Non-local bugs is just a matter of sharing state across a module boundary. Memory errors is just a very small subset of the possible bugs you can have in a program, and preventing them doesn't magically solve all the other more important bugs.
Not disagreeing with your first paragraph and will add, that memory management mistakes happen to the best. But it is also probably true, that Google and others do this, because they know there will always be someone committing shit, no matter, whether they are at Google or another big company. So they want guarantees, not blind trust.
> _if_ you are in a small clean opinionated private codebase
This is actually an important point. I think all codebases can (and should) be split into small, opinionated, privately owned sub-codebases. This is why developing large scale projects can work even in languages like C. After all this is what that whole 'modularity' thing is about ;)
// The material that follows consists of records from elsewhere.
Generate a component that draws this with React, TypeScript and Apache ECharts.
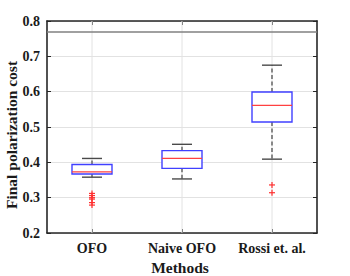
import React, { useEffect, useRef } from "react";
import * as echarts from "echarts";

const categories = ["OFO", "Naive OFO", "Rossi et. al."];
const whiskerLow = [0.358, 0.353, 0.409];
const quartile1 = [0.367, 0.383, 0.514];
const medians = [0.373, 0.411, 0.561];
const quartile3 = [0.394, 0.433, 0.599];
const whiskerHigh = [0.411, 0.451, 0.675];
const ofoOutliers = [0.312, 0.306, 0.3, 0.296, 0.286, 0.279];
const naiveOutliers: number[] = [];
const rossiOutliers = [0.336, 0.314];
const referenceLine = 0.772;
const yTicks = { min: 0.2, max: 0.8, interval: 0.1 };

const FONT = "'Liberation Serif', 'Times New Roman', serif";
const TEXT = "#1a1a1a";
const FRAME = "#262626";

export default function App() {
  const ref = useRef<HTMLDivElement>(null);
  useEffect(() => {
    if (!ref.current) return;
    const chart = echarts.init(ref.current, undefined, { renderer: "svg" });
    const boxData = categories.map((_, i) => [
      i,
      whiskerLow[i],
      quartile1[i],
      medians[i],
      quartile3[i],
      whiskerHigh[i],
    ]);
    const outlierData: number[][] = [];
    [ofoOutliers, naiveOutliers, rossiOutliers].forEach((arr, i) =>
      arr.forEach((v) => outlierData.push([i, v]))
    );

    const axisLine = { show: true, onZero: false, lineStyle: { color: FRAME, width: 1.6 } };
    const axisTick = { show: true, inside: true, length: 4, lineStyle: { color: FRAME, width: 1 } };

    chart.setOption({
      animation: false,
      grid: { left: 47, right: 33, top: 21, bottom: 43, containLabel: false },
      xAxis: [
        {
          type: "category",
          data: categories,
          position: "bottom",
          boundaryGap: true,
          axisLine,
          axisTick: { ...axisTick, alignWithLabel: true },
          axisLabel: {
            color: TEXT,
            fontFamily: FONT,
            fontWeight: "bold",
            fontSize: 14,
            margin: 8,
          },
          splitLine: { show: false },
        },
        {
          type: "category",
          data: categories,
          position: "top",
          boundaryGap: true,
          axisLine,
          axisTick: { ...axisTick, alignWithLabel: true },
          axisLabel: { show: false },
          splitLine: { show: false },
        },
      ],
      yAxis: [
        {
          type: "value",
          position: "left",
          min: yTicks.min,
          max: yTicks.max,
          interval: yTicks.interval,
          axisLine,
          axisTick,
          axisLabel: {
            color: TEXT,
            fontFamily: FONT,
            fontWeight: "bold",
            fontSize: 14,
            margin: 7,
            formatter: (v: number) => v.toFixed(1),
          },
          splitLine: { show: true, lineStyle: { color: "#e2e2e2", width: 1 } },
        },
        {
          type: "value",
          position: "right",
          min: yTicks.min,
          max: yTicks.max,
          interval: yTicks.interval,
          axisLine,
          axisTick,
          axisLabel: { show: false },
          splitLine: { show: false },
        },
      ],
      graphic: [
        {
          type: "text",
          x: 11.5,
          y: 135,
          rotation: Math.PI / 2,
          style: {
            text: "Final polarization cost",
            fontFamily: FONT,
            fontWeight: "bold",
            fontSize: 15.5,
            fill: TEXT,
            align: "center",
            verticalAlign: "middle",
          },
        },
        {
          type: "text",
          x: 180,
          y: 267.5,
          style: {
            text: "Methods",
            fontFamily: FONT,
            fontWeight: "bold",
            fontSize: 15.5,
            fill: TEXT,
            align: "center",
            verticalAlign: "middle",
          },
        },
      ],
      series: [
        {
          type: "custom",
          name: "grid-x",
          z: 1,
          silent: true,
          data: categories.map((_, i) => [i]),
          encode: { x: 0 },
          renderItem: (params: any, api: any) => {
            const cs = params.coordSys;
            const x = api.coord([api.value(0), yTicks.min])[0];
            return {
              type: "line",
              shape: { x1: x, y1: cs.y, x2: x, y2: cs.y + cs.height },
              style: { stroke: "#e2e2e2", lineWidth: 1 },
            };
          },
        },
        {
          type: "line",
          name: "ref",
          data: [],
          z: 2,
          markLine: {
            silent: true,
            symbol: "none",
            label: { show: false },
            lineStyle: { color: "#808080", width: 1.6, type: "solid" },
            data: [{ yAxis: referenceLine }],
          },
        },
        {
          type: "custom",
          name: "box",
          z: 3,
          data: boxData,
          encode: { x: 0, y: [1, 2, 3, 4, 5] },
          renderItem: (params: any, api: any) => {
            const i = api.value(0);
            const pLow = api.coord([i, api.value(1)]);
            const pQ1 = api.coord([i, api.value(2)]);
            const pMed = api.coord([i, api.value(3)]);
            const pQ3 = api.coord([i, api.value(4)]);
            const pHigh = api.coord([i, api.value(5)]);
            const x = pLow[0];
            const hw = 20;
            const cw = 10;
            const whisker = { stroke: "#666666", lineWidth: 1.5, lineDash: [4, 2.5] };
            const cap = { stroke: "#4a4a4a", lineWidth: 1.4 };
            return {
              type: "group",
              children: [
                { type: "line", shape: { x1: x, y1: pQ3[1], x2: x, y2: pHigh[1] }, style: whisker },
                { type: "line", shape: { x1: x, y1: pQ1[1], x2: x, y2: pLow[1] }, style: whisker },
                { type: "line", shape: { x1: x - cw, y1: pHigh[1], x2: x + cw, y2: pHigh[1] }, style: cap },
                { type: "line", shape: { x1: x - cw, y1: pLow[1], x2: x + cw, y2: pLow[1] }, style: cap },
                {
                  type: "rect",
                  shape: { x: x - hw, y: pQ3[1], width: 2 * hw, height: pQ1[1] - pQ3[1] },
                  style: { fill: "#ffffff", stroke: "#4040ff", lineWidth: 1.4 },
                },
                {
                  type: "line",
                  shape: { x1: x - hw, y1: pMed[1], x2: x + hw, y2: pMed[1] },
                  style: { stroke: "#ff4040", lineWidth: 1.3 },
                },
              ],
            };
          },
        },
        {
          type: "custom",
          name: "outliers",
          z: 4,
          data: outlierData,
          encode: { x: 0, y: 1 },
          renderItem: (params: any, api: any) => {
            const p = api.coord([api.value(0), api.value(1)]);
            const s = 3;
            const st = { stroke: "#ff3030", lineWidth: 1.2 };
            return {
              type: "group",
              children: [
                { type: "line", shape: { x1: p[0] - s, y1: p[1], x2: p[0] + s, y2: p[1] }, style: st },
                { type: "line", shape: { x1: p[0], y1: p[1] - s, x2: p[0], y2: p[1] + s }, style: st },
              ],
            };
          },
        },
      ],
    });
    return () => chart.dispose();
  }, []);
  return <div ref={ref} style={{ width: 350, height: 276, position: "absolute", left: 0, top: 0 }} />;
}
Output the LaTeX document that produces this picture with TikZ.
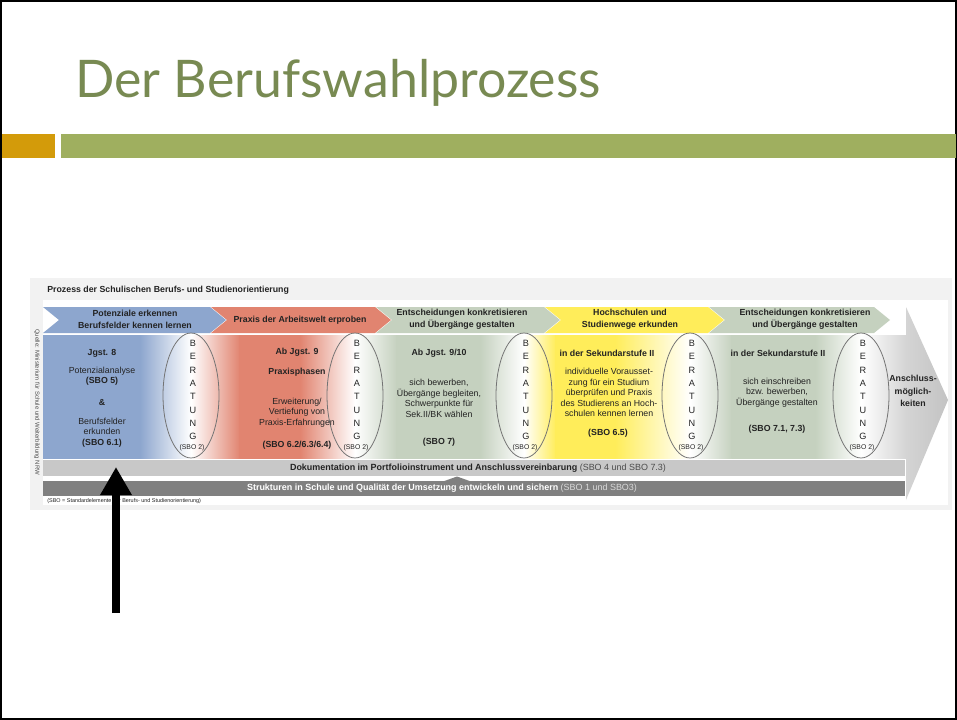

(it also implies that external dependencies need to be managed the same way you handle internal dependencies, as soon as you use an external dependency you also need to be ready to take ownership of that dependency)
Memory management is fundamentally a cross-cutting concern, so modules don’t help, unless you introduce some hard barrier (like copying everything at boundaries).
Modules work if they can operate without allocating or are generic over allocators. I don't really get why people think it's normal for e.g. a websocket decoder to insist on calling read, write, epoll, and mmap, if the user just wants to encode and decode messages.
Generational-indices also help to secure system boundaries. The memory is always owned and manipulated by a system, and the system only hands out generational-index-handles as "object references".
Arguably that's even a good idea in memory safe languages, it avoids tricky borrow checker issues, and also prevents the outside world to directly manipulate objects. Everything happens under control of the system.
If you witness the amount of effort/work/man-hours that is being poured into making memory management easier, I'd say it is far from a trivial problem.
If you witness the endless amount of bugs, many security related, which stems from the idea that people can handle memory, I'd say it is far from a trivial problem.
If you witness any modern language, a common design principle is to eliminate memory management. Which argues it is far from a trivial problem.
Elimination is perhaps too strong a word, as you can't eliminate it entirely. But you can reduce its cognitive load by a large factor. The amount of code which is being written in a garbage collected language is a witness.
More manual memory management methods still have their place, because there are problems where you can't afford to use a garbage collector, or where it gets into the way.
C++ will be relevant for many years to come. It has way too much momentum as a language and too much software has been written in C++ to ignore it. I personally think Rust will eventually carve up a large part of its niche though, because I think it has a far better approach to managing memory.
I dunno about the GP, but it's a JPL guideline to never use dynamic allocation after initialization. So it's not unthinkable. I'd suspect that many microcontroller programs might have to be really careful about using the heap just because they just don't have the memory to allocate that much.
https://www.perforce.com/blog/kw/NASA-rules-for-developing-s...
It's pretty easy in a lot of embedded applications to basically only have objects that live forever or are allocated on the stack. I usually aim for zero heap at all, and just have statically allocated objects for the 'forever' set (which makes it easier to see what's using memory). If you're careful you can also statically work out worst-case stack usage as well and have a decent guarantee that you won't ever run out of memory. If there are short-lived objects, a memory pool or queue is usually the best option (though at that point you do invite use-after-free type errors and pool exhaustion). I would say with this style it's extremely rare to have memory safety issues, but it's also not really suitable to a lot of applications.
C++ uses value type to mean either a scalar object (int, tuple<double> etc) or a container that manages heap memory for you, e.g. a vector of a value type. If you stay in that world you can basically ignore memory management.
Staying away from std::unique_ptr<T> and std::unique_ptr<T[]> while using std::vector<T> sounds kind of silly. The last one is a generalized version of the first two. So claiming you don't use the first two is really misleading.
I'm not sure how you define "value type" (it certainly isn't C++ terminology; are you coming from C#?) but in any case, this is a distinction without a difference. You can replace every use of std::unique_ptr with std::vector and just switch a few method calls (like using .data() instead of .get()) and you'd achieve the same effects, just slower. I'm not sure what the point would be though, other than to be able to claim that you don't use smart pointers.